/---

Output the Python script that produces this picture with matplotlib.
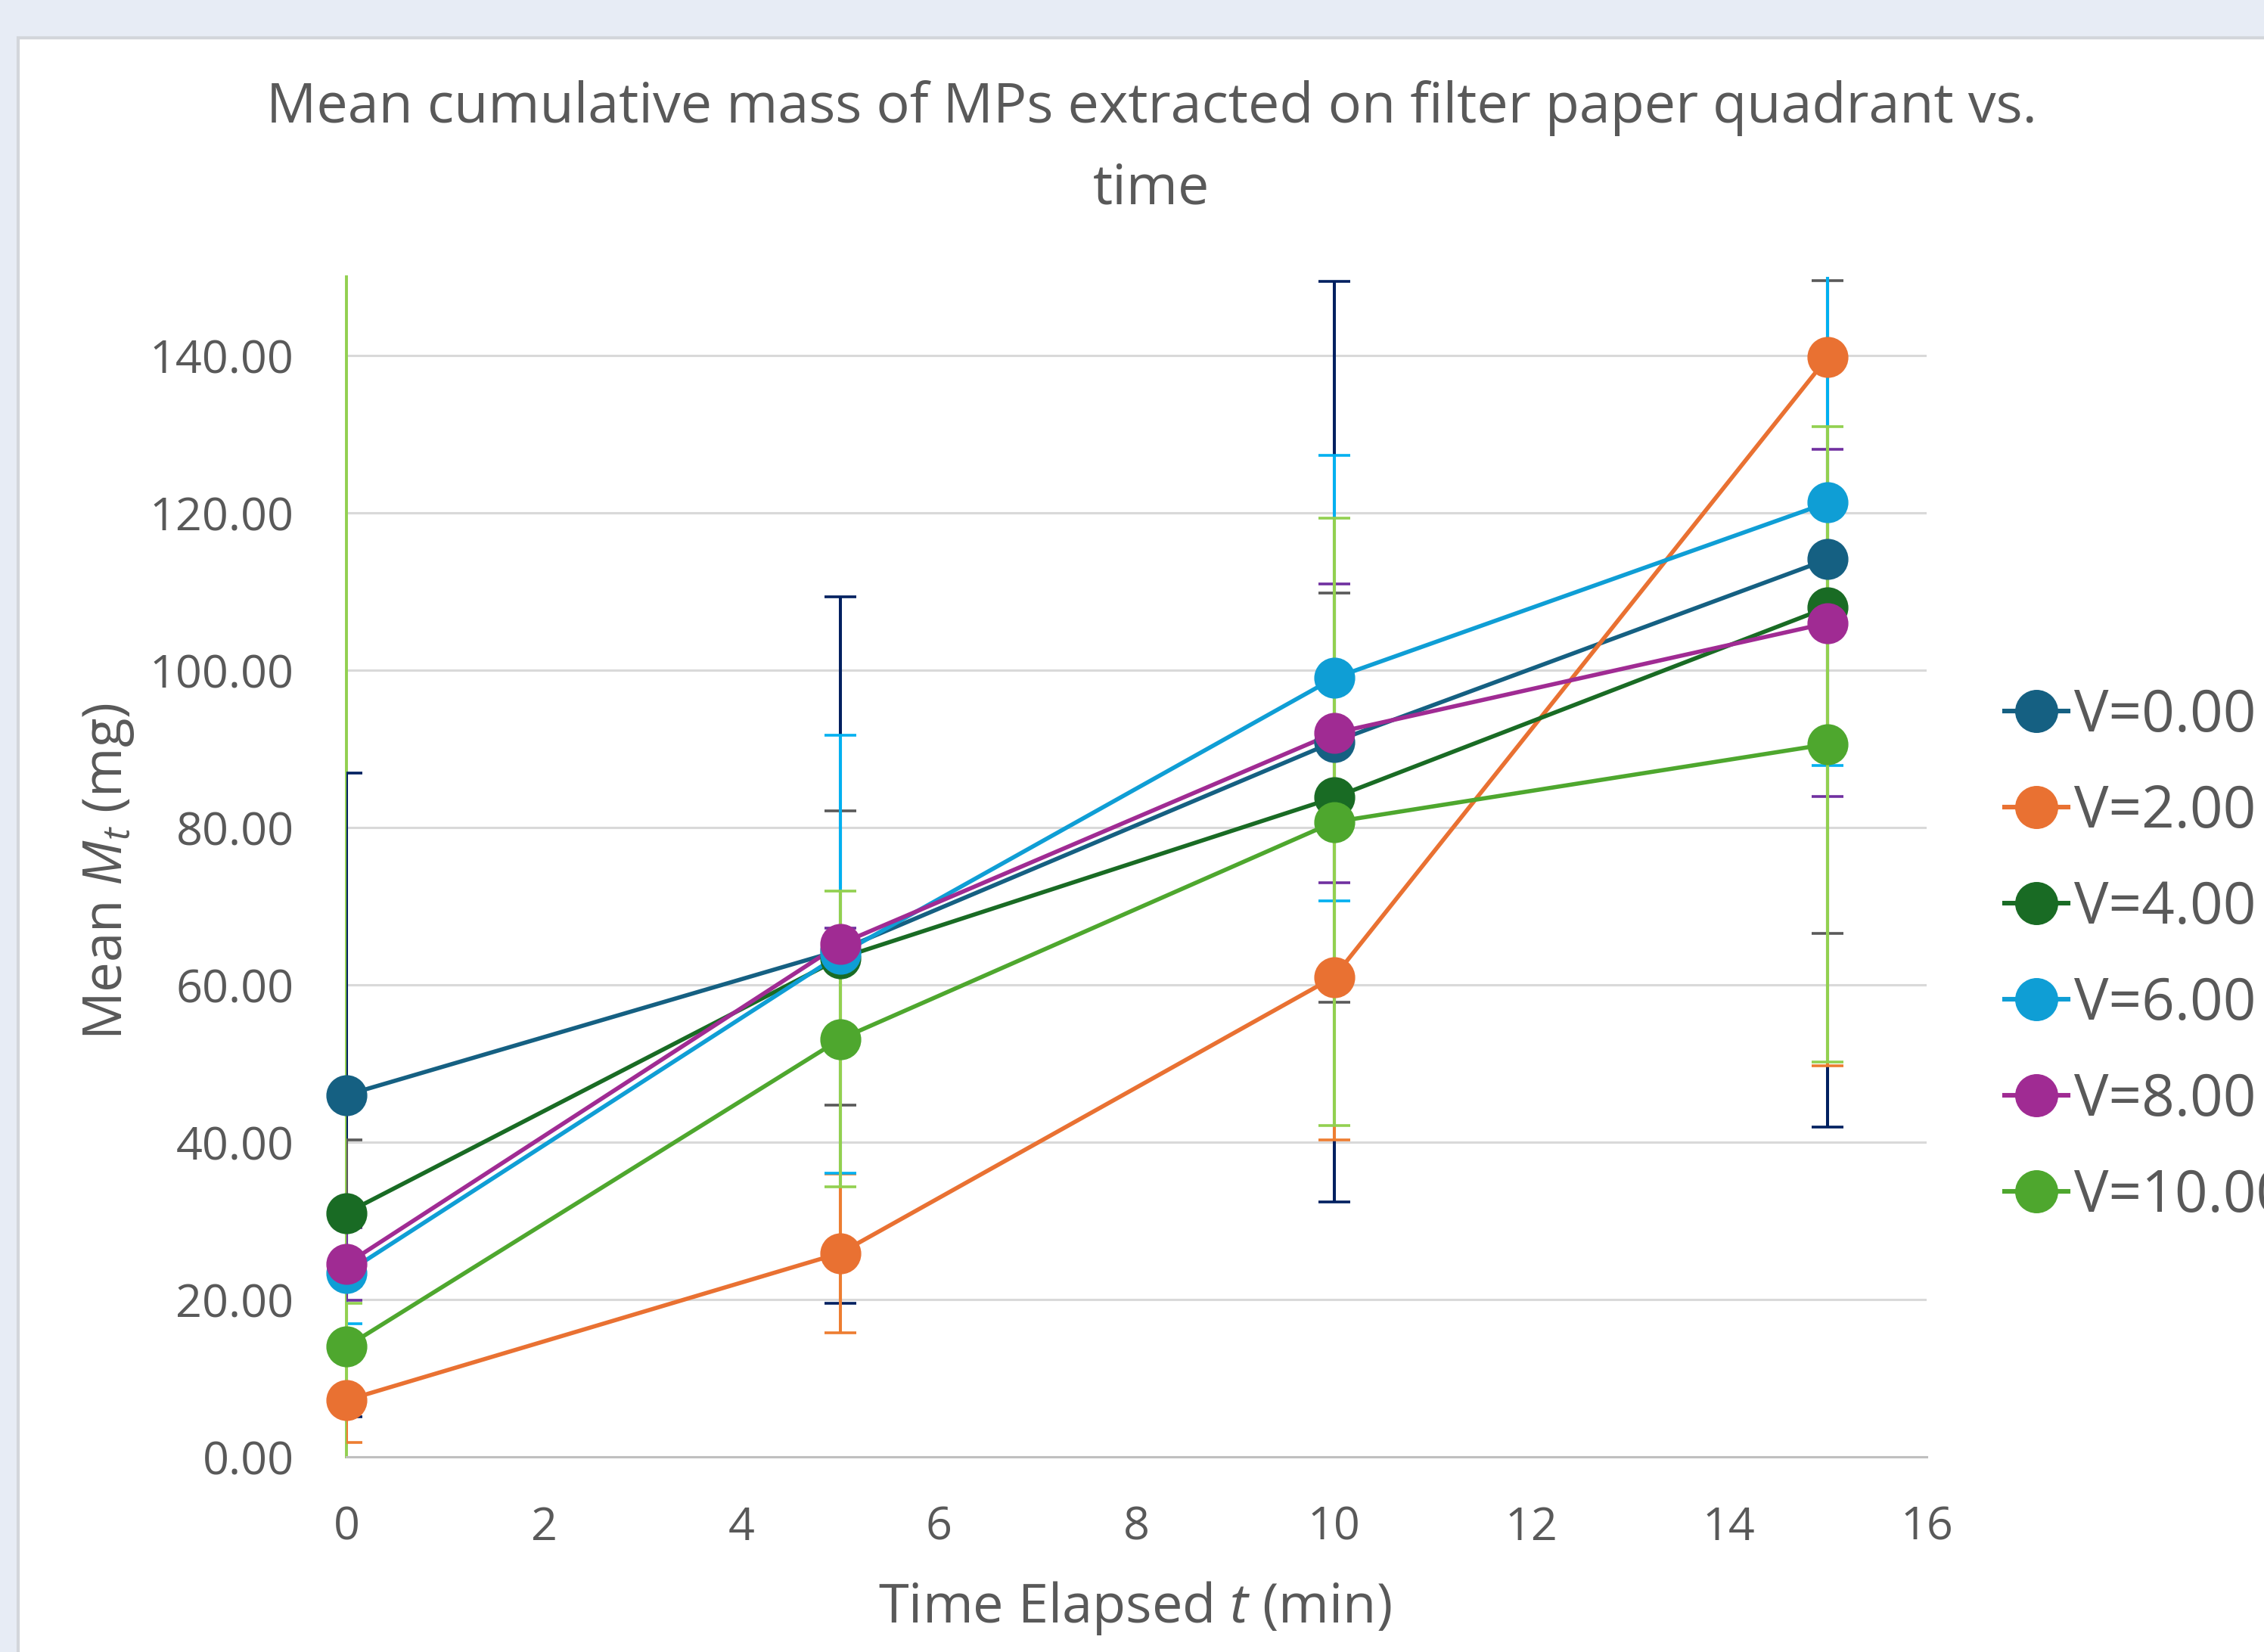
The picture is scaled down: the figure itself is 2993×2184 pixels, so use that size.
import matplotlib
matplotlib.use('Agg')
import matplotlib.pyplot as plt
from matplotlib.patches import Rectangle
from matplotlib.lines import Line2D

FONT = 'Open Sans'
plt.rcParams['font.family'] = [FONT, 'DejaVu Sans']
plt.rcParams['mathtext.fontset'] = 'custom'
plt.rcParams['mathtext.rm'] = FONT
plt.rcParams['mathtext.it'] = FONT + ':italic'

# ---------------- data ----------------
time_min = [0, 5, 10, 15]
series_labels = ['V=0.00', 'V=2.00', 'V=4.00', 'V=6.00', 'V=8.00', 'V=10.00']

v00_mean = [46.0, 64.4, 90.9, 114.1]
v00_err = [40.9, 44.9, 58.5, 72.2]
v02_mean = [7.2, 25.9, 61.0, 139.8]
v02_err = [5.4, 10.1, 20.7, 90.1]
v04_mean = [31.0, 63.4, 83.8, 108.0]
v04_err = [9.3, 18.7, 26.0, 41.5]
v06_mean = [23.4, 63.9, 99.0, 121.3]
v06_err = [6.5, 27.8, 28.3, 33.4]
v08_mean = [24.5, 65.2, 92.0, 106.0]
v08_err = [4.6, 2.0, 19.0, 22.1]
v10_mean = [14.0, 53.1, 80.7, 90.6]
v10_err = [5.5, 18.8, 38.6, 40.4]

y_ticks = [0, 20, 40, 60, 80, 100, 120, 140]
x_ticks = [0, 2, 4, 6, 8, 10, 12, 14, 16]

means = [v00_mean, v02_mean, v04_mean, v06_mean, v08_mean, v10_mean]
errs = [v00_err, v02_err, v04_err, v06_err, v08_err, v10_err]

line_colors = ['#156082', '#E97132', '#196B24', '#0F9ED5', '#A02B93', '#4EA72E']
err_colors = ['#002060', '#ED7D31', '#595959', '#00B0F0', '#7030A0', '#92D050']
TEXT = '#595959'

# ---------------- figure ----------------
W, H = 2993, 2184
DPI = 100
fig = plt.figure(figsize=(W / DPI, H / DPI), dpi=DPI, facecolor='#E7ECF5')

# white chart area with thin border (screenshot look)
bg = Rectangle((24 / W, -0.01), 1.01, 1.01 - 50 / H, transform=fig.transFigure,
               facecolor='white', edgecolor='#D3D6DB', linewidth=3, zorder=-5)
fig.add_artist(bg)

ax = fig.add_axes([458 / W, 1 - 1926 / H, (2547 - 458) / W, (1926 - 366) / H])
ax.set_zorder(1)
ax.set_facecolor('white')
ax.set_xlim(0, 16)
ax.set_ylim(0, 150)
ax.set_yticks(y_ticks)
ax.set_yticklabels([f'{v:.2f}' for v in y_ticks])
ax.set_xticks(x_ticks)
ax.set_xticklabels([str(v) for v in x_ticks])
ax.tick_params(axis='both', length=0, labelsize=44, labelcolor=TEXT)
ax.tick_params(axis='y', pad=50)
ax.tick_params(axis='x', pad=46)
ax.yaxis.grid(True, color='#D9D9D9', linewidth=2.2, zorder=0)
ax.set_axisbelow(True)
for s in ['top', 'right']:
    ax.spines[s].set_visible(False)
ax.spines['bottom'].set_color('#BFBFBF')
ax.spines['bottom'].set_linewidth(2.2)
ax.spines['left'].set_color('#92D050')
ax.spines['left'].set_linewidth(2.8)

# error bars (drawn first, in series order)
for i, (m, e) in enumerate(zip(means, errs)):
    ax.errorbar(time_min, m, yerr=e, fmt='none', ecolor=err_colors[i],
                elinewidth=2.9, capsize=15, capthick=2.6, zorder=3 + i * 0.01)

# lines and markers
handles = []
for i, m in enumerate(means):
    ax.plot(time_min, m, color=line_colors[i], linewidth=4.0, zorder=4 + i * 0.01)
    ax.plot(time_min, m, linestyle='none', marker='o', markersize=38,
            markerfacecolor=line_colors[i], markeredgecolor=line_colors[i],
            zorder=5 + i * 0.01, clip_on=False)
    handles.append(Line2D([], [], color=line_colors[i], linewidth=4.4, marker='o',
                          markersize=40, markerfacecolor=line_colors[i],
                          markeredgecolor=line_colors[i]))

# titles
fig.text(1522 / W, 1 - 143 / H, 'Mean cumulative mass of MPs extracted on filter paper quadrant vs.',
         ha='center', va='center', fontsize=53, color=TEXT)
fig.text(1522 / W, 1 - 250 / H, 'time', ha='center', va='center', fontsize=53, color=TEXT)

fig.text(143 / W, 1 - 1152 / H, 'Mean $M_t$ (mg)', rotation=90, ha='center', va='center',
         fontsize=51, color=TEXT)
fig.text(1500 / W, 1 - 2126 / H, 'Time Elapsed $t$ (min)', ha='center', va='center',
         fontsize=52, color=TEXT)

leg = fig.legend(handles, series_labels, loc='center left',
                 bbox_to_anchor=(2650 / W, 1 - 1264 / H), frameon=False,
                 fontsize=55, handlelength=1.1, handletextpad=0.1,
                 labelspacing=0.66, borderpad=0, borderaxespad=0, numpoints=1)
for t in leg.get_texts():
    t.set_color(TEXT)

fig.savefig('out.png', dpi=DPI, facecolor=fig.get_facecolor())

\---

• **INSTRUCTIONS FOR THE TASK**: Each line of the material must be retyped exactly, except that images are omitted.

• **THE SOLUTION**:
Output the Python script that produces this picture with matplotlib.
The picture is scaled down: the figure itself is 2993×2184 pixels, so use that size.
import matplotlib
matplotlib.use('Agg')
import matplotlib.pyplot as plt
from matplotlib.patches import Rectangle
from matplotlib.lines import Line2D

FONT = 'Open Sans'
plt.rcParams['font.family'] = [FONT, 'DejaVu Sans']
plt.rcParams['mathtext.fontset'] = 'custom'
plt.rcParams['mathtext.rm'] = FONT
plt.rcParams['mathtext.it'] = FONT + ':italic'

# ---------------- data ----------------
time_min = [0, 5, 10, 15]
series_labels = ['V=0.00', 'V=2.00', 'V=4.00', 'V=6.00', 'V=8.00', 'V=10.00']

v00_mean = [46.0, 64.4, 90.9, 114.1]
v00_err = [40.9, 44.9, 58.5, 72.2]
v02_mean = [7.2, 25.9, 61.0, 139.8]
v02_err = [5.4, 10.1, 20.7, 90.1]
v04_mean = [31.0, 63.4, 83.8, 108.0]
v04_err = [9.3, 18.7, 26.0, 41.5]
v06_mean = [23.4, 63.9, 99.0, 121.3]
v06_err = [6.5, 27.8, 28.3, 33.4]
v08_mean = [24.5, 65.2, 92.0, 106.0]
v08_err = [4.6, 2.0, 19.0, 22.1]
v10_mean = [14.0, 53.1, 80.7, 90.6]
v10_err = [5.5, 18.8, 38.6, 40.4]

y_ticks = [0, 20, 40, 60, 80, 100, 120, 140]
x_ticks = [0, 2, 4, 6, 8, 10, 12, 14, 16]

means = [v00_mean, v02_mean, v04_mean, v06_mean, v08_mean, v10_mean]
errs = [v00_err, v02_err, v04_err, v06_err, v08_err, v10_err]

line_colors = ['#156082', '#E97132', '#196B24', '#0F9ED5', '#A02B93', '#4EA72E']
err_colors = ['#002060', '#ED7D31', '#595959', '#00B0F0', '#7030A0', '#92D050']
TEXT = '#595959'

# ---------------- figure ----------------
W, H = 2993, 2184
DPI = 100
fig = plt.figure(figsize=(W / DPI, H / DPI), dpi=DPI, facecolor='#E7ECF5')

# white chart area with thin border (screenshot look)
bg = Rectangle((24 / W, -0.01), 1.01, 1.01 - 50 / H, transform=fig.transFigure,
               facecolor='white', edgecolor='#D3D6DB', linewidth=3, zorder=-5)
fig.add_artist(bg)

ax = fig.add_axes([458 / W, 1 - 1926 / H, (2547 - 458) / W, (1926 - 366) / H])
ax.set_zorder(1)
ax.set_facecolor('white')
ax.set_xlim(0, 16)
ax.set_ylim(0, 150)
ax.set_yticks(y_ticks)
ax.set_yticklabels([f'{v:.2f}' for v in y_ticks])
ax.set_xticks(x_ticks)
ax.set_xticklabels([str(v) for v in x_ticks])
ax.tick_params(axis='both', length=0, labelsize=44, labelcolor=TEXT)
ax.tick_params(axis='y', pad=50)
ax.tick_params(axis='x', pad=46)
ax.yaxis.grid(True, color='#D9D9D9', linewidth=2.2, zorder=0)
ax.set_axisbelow(True)
for s in ['top', 'right']:
    ax.spines[s].set_visible(False)
ax.spines['bottom'].set_color('#BFBFBF')
ax.spines['bottom'].set_linewidth(2.2)
ax.spines['left'].set_color('#92D050')
ax.spines['left'].set_linewidth(2.8)

# error bars (drawn first, in series order)
for i, (m, e) in enumerate(zip(means, errs)):
    ax.errorbar(time_min, m, yerr=e, fmt='none', ecolor=err_colors[i],
                elinewidth=2.9, capsize=15, capthick=2.6, zorder=3 + i * 0.01)

# lines and markers
handles = []
for i, m in enumerate(means):
    ax.plot(time_min, m, color=line_colors[i], linewidth=4.0, zorder=4 + i * 0.01)
    ax.plot(time_min, m, linestyle='none', marker='o', markersize=38,
            markerfacecolor=line_colors[i], markeredgecolor=line_colors[i],
            zorder=5 + i * 0.01, clip_on=False)
    handles.append(Line2D([], [], color=line_colors[i], linewidth=4.4, marker='o',
                          markersize=40, markerfacecolor=line_colors[i],
                          markeredgecolor=line_colors[i]))

# titles
fig.text(1522 / W, 1 - 143 / H, 'Mean cumulative mass of MPs extracted on filter paper quadrant vs.',
         ha='center', va='center', fontsize=53, color=TEXT)
fig.text(1522 / W, 1 - 250 / H, 'time', ha='center', va='center', fontsize=53, color=TEXT)

fig.text(143 / W, 1 - 1152 / H, 'Mean $M_t$ (mg)', rotation=90, ha='center', va='center',
         fontsize=51, color=TEXT)
fig.text(1500 / W, 1 - 2126 / H, 'Time Elapsed $t$ (min)', ha='center', va='center',
         fontsize=52, color=TEXT)

leg = fig.legend(handles, series_labels, loc='center left',
                 bbox_to_anchor=(2650 / W, 1 - 1264 / H), frameon=False,
                 fontsize=55, handlelength=1.1, handletextpad=0.1,
                 labelspacing=0.66, borderpad=0, borderaxespad=0, numpoints=1)
for t in leg.get_texts():
    t.set_color(TEXT)

fig.savefig('out.png', dpi=DPI, facecolor=fig.get_facecolor())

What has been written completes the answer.